To be done
Please reproduce the lines of the records below from the one holding "Convert this chart to matplotlib code." through the one holding "ax.spines[s].set_linewidth(1.3)", inclusive, skipping all pictures.

Given data

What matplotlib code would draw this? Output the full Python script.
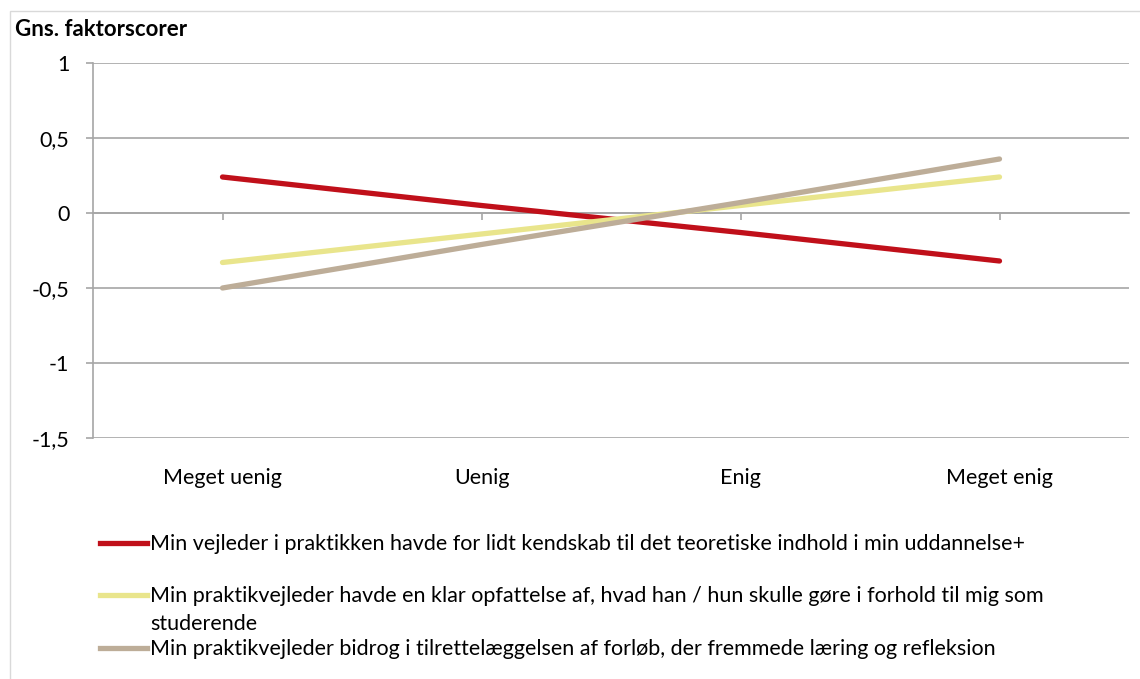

* * *

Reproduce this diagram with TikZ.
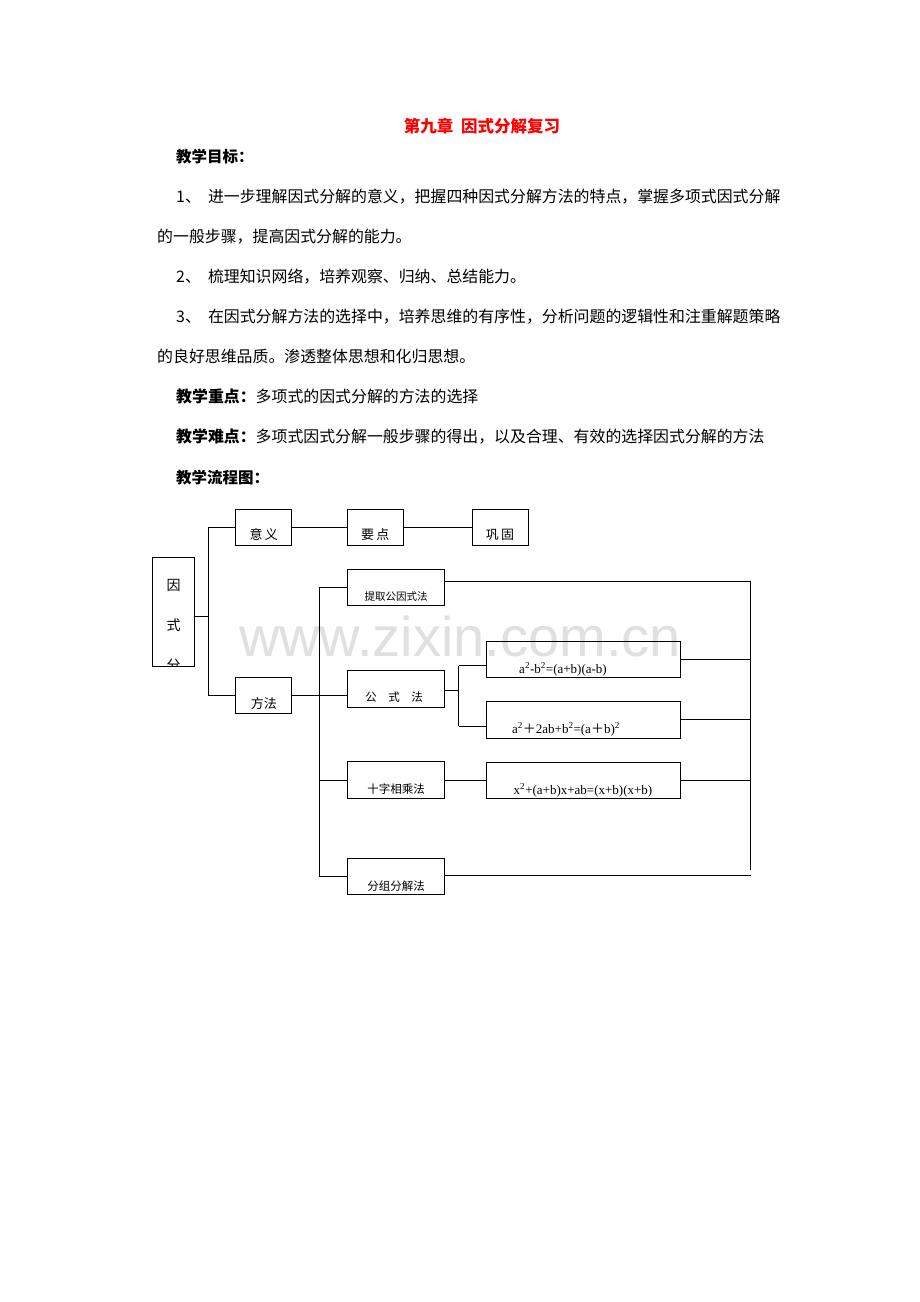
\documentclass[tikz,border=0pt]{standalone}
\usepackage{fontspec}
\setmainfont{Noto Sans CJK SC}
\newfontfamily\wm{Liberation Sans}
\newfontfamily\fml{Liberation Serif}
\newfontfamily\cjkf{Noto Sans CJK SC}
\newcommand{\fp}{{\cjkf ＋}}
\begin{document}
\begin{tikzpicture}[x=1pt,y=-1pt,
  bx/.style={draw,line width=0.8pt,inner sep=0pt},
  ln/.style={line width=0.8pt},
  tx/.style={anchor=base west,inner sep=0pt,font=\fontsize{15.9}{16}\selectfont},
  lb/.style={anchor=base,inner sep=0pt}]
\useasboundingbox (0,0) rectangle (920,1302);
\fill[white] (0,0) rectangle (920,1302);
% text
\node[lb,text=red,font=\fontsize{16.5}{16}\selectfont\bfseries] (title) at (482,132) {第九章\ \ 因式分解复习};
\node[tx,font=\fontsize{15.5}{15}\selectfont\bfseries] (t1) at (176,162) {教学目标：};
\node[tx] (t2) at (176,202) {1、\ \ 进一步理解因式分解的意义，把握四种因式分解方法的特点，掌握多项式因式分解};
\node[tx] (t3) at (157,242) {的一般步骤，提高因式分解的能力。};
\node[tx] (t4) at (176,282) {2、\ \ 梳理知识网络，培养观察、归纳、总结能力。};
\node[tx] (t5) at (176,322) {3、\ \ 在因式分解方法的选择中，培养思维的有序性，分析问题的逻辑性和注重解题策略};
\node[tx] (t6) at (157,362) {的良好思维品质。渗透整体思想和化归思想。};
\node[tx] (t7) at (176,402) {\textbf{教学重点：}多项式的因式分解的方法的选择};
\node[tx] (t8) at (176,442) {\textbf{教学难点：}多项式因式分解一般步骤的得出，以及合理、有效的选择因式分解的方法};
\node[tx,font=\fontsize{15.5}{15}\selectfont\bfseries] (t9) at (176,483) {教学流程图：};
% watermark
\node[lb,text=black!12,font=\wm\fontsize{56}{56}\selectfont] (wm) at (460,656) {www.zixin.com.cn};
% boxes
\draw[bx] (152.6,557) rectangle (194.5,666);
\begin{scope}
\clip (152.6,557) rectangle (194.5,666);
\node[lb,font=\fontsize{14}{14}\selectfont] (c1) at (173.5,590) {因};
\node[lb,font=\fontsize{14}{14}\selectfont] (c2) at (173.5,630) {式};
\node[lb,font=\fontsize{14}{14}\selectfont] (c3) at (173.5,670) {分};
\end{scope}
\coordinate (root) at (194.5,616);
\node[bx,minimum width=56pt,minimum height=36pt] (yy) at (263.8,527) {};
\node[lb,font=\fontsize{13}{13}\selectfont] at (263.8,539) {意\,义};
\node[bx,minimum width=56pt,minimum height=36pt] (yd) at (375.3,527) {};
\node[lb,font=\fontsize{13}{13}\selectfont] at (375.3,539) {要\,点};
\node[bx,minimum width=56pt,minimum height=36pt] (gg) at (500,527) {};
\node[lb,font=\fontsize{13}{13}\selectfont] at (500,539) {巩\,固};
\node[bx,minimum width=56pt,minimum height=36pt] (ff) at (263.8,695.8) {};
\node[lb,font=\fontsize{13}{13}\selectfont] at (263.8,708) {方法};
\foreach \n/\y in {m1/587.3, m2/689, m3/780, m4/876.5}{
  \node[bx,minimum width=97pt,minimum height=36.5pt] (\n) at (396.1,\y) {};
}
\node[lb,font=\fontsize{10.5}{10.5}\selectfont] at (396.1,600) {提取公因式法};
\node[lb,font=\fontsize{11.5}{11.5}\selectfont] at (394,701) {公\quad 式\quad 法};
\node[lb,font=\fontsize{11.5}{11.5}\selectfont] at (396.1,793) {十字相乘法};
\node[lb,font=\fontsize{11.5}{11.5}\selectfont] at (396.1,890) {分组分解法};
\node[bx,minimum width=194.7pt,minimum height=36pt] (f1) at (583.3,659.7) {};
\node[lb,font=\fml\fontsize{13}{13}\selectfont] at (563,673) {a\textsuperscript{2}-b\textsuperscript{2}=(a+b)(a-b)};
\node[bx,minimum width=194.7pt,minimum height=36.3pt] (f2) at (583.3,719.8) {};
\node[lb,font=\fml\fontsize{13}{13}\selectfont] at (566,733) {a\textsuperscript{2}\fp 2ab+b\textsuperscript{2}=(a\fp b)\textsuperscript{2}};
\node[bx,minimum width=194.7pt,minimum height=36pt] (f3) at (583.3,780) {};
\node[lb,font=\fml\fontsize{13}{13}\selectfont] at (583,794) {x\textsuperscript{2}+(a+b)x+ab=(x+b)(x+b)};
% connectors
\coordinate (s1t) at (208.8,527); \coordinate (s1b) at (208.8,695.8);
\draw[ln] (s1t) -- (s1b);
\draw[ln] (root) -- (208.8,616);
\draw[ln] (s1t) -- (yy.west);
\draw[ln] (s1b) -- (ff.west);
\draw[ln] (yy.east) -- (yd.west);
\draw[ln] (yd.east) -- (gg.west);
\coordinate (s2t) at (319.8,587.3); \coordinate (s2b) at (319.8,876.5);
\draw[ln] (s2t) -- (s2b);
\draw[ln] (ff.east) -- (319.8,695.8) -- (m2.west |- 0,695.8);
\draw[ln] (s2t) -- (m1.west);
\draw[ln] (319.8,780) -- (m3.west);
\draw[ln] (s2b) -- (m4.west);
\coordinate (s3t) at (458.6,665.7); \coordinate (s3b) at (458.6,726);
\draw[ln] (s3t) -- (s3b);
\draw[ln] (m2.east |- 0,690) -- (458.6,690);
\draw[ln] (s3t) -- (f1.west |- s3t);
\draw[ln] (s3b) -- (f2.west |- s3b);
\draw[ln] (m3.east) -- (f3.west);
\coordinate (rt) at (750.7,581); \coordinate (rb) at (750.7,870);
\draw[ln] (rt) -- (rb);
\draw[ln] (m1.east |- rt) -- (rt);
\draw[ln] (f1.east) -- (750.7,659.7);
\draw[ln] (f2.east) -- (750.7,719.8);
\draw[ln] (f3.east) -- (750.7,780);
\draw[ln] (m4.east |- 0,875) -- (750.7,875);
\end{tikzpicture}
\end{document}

---

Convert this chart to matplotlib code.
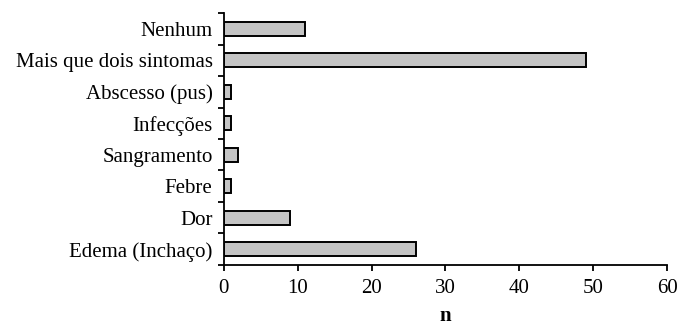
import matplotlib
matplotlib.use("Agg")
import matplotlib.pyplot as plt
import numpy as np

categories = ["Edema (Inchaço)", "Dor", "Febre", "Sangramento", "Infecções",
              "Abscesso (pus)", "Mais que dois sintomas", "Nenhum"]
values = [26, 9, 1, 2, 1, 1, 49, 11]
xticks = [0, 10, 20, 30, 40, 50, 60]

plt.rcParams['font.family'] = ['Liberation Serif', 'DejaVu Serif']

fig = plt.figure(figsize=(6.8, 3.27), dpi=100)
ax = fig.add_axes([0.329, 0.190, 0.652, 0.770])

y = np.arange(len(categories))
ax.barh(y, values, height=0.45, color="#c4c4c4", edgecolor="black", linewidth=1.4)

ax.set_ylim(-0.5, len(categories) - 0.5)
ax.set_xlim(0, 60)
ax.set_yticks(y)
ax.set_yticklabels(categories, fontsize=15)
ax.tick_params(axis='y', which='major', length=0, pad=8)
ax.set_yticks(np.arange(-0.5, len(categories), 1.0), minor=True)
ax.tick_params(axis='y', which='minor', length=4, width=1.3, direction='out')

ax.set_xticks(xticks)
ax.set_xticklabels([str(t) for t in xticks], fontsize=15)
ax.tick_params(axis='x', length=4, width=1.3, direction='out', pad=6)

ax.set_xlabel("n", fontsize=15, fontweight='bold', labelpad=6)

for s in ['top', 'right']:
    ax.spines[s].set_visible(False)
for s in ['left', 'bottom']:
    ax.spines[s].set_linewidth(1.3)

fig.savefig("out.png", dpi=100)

Correct answer
Convert this chart to matplotlib code.
import matplotlib
matplotlib.use("Agg")
import matplotlib.pyplot as plt
import numpy as np

categories = ["Edema (Inchaço)", "Dor", "Febre", "Sangramento", "Infecções",
              "Abscesso (pus)", "Mais que dois sintomas", "Nenhum"]
values = [26, 9, 1, 2, 1, 1, 49, 11]
xticks = [0, 10, 20, 30, 40, 50, 60]

plt.rcParams['font.family'] = ['Liberation Serif', 'DejaVu Serif']

fig = plt.figure(figsize=(6.8, 3.27), dpi=100)
ax = fig.add_axes([0.329, 0.190, 0.652, 0.770])

y = np.arange(len(categories))
ax.barh(y, values, height=0.45, color="#c4c4c4", edgecolor="black", linewidth=1.4)

ax.set_ylim(-0.5, len(categories) - 0.5)
ax.set_xlim(0, 60)
ax.set_yticks(y)
ax.set_yticklabels(categories, fontsize=15)
ax.tick_params(axis='y', which='major', length=0, pad=8)
ax.set_yticks(np.arange(-0.5, len(categories), 1.0), minor=True)
ax.tick_params(axis='y', which='minor', length=4, width=1.3, direction='out')

ax.set_xticks(xticks)
ax.set_xticklabels([str(t) for t in xticks], fontsize=15)
ax.tick_params(axis='x', length=4, width=1.3, direction='out', pad=6)

ax.set_xlabel("n", fontsize=15, fontweight='bold', labelpad=6)

for s in ['top', 'right']:
    ax.spines[s].set_visible(False)
for s in ['left', 'bottom']:
    ax.spines[s].set_linewidth(1.3)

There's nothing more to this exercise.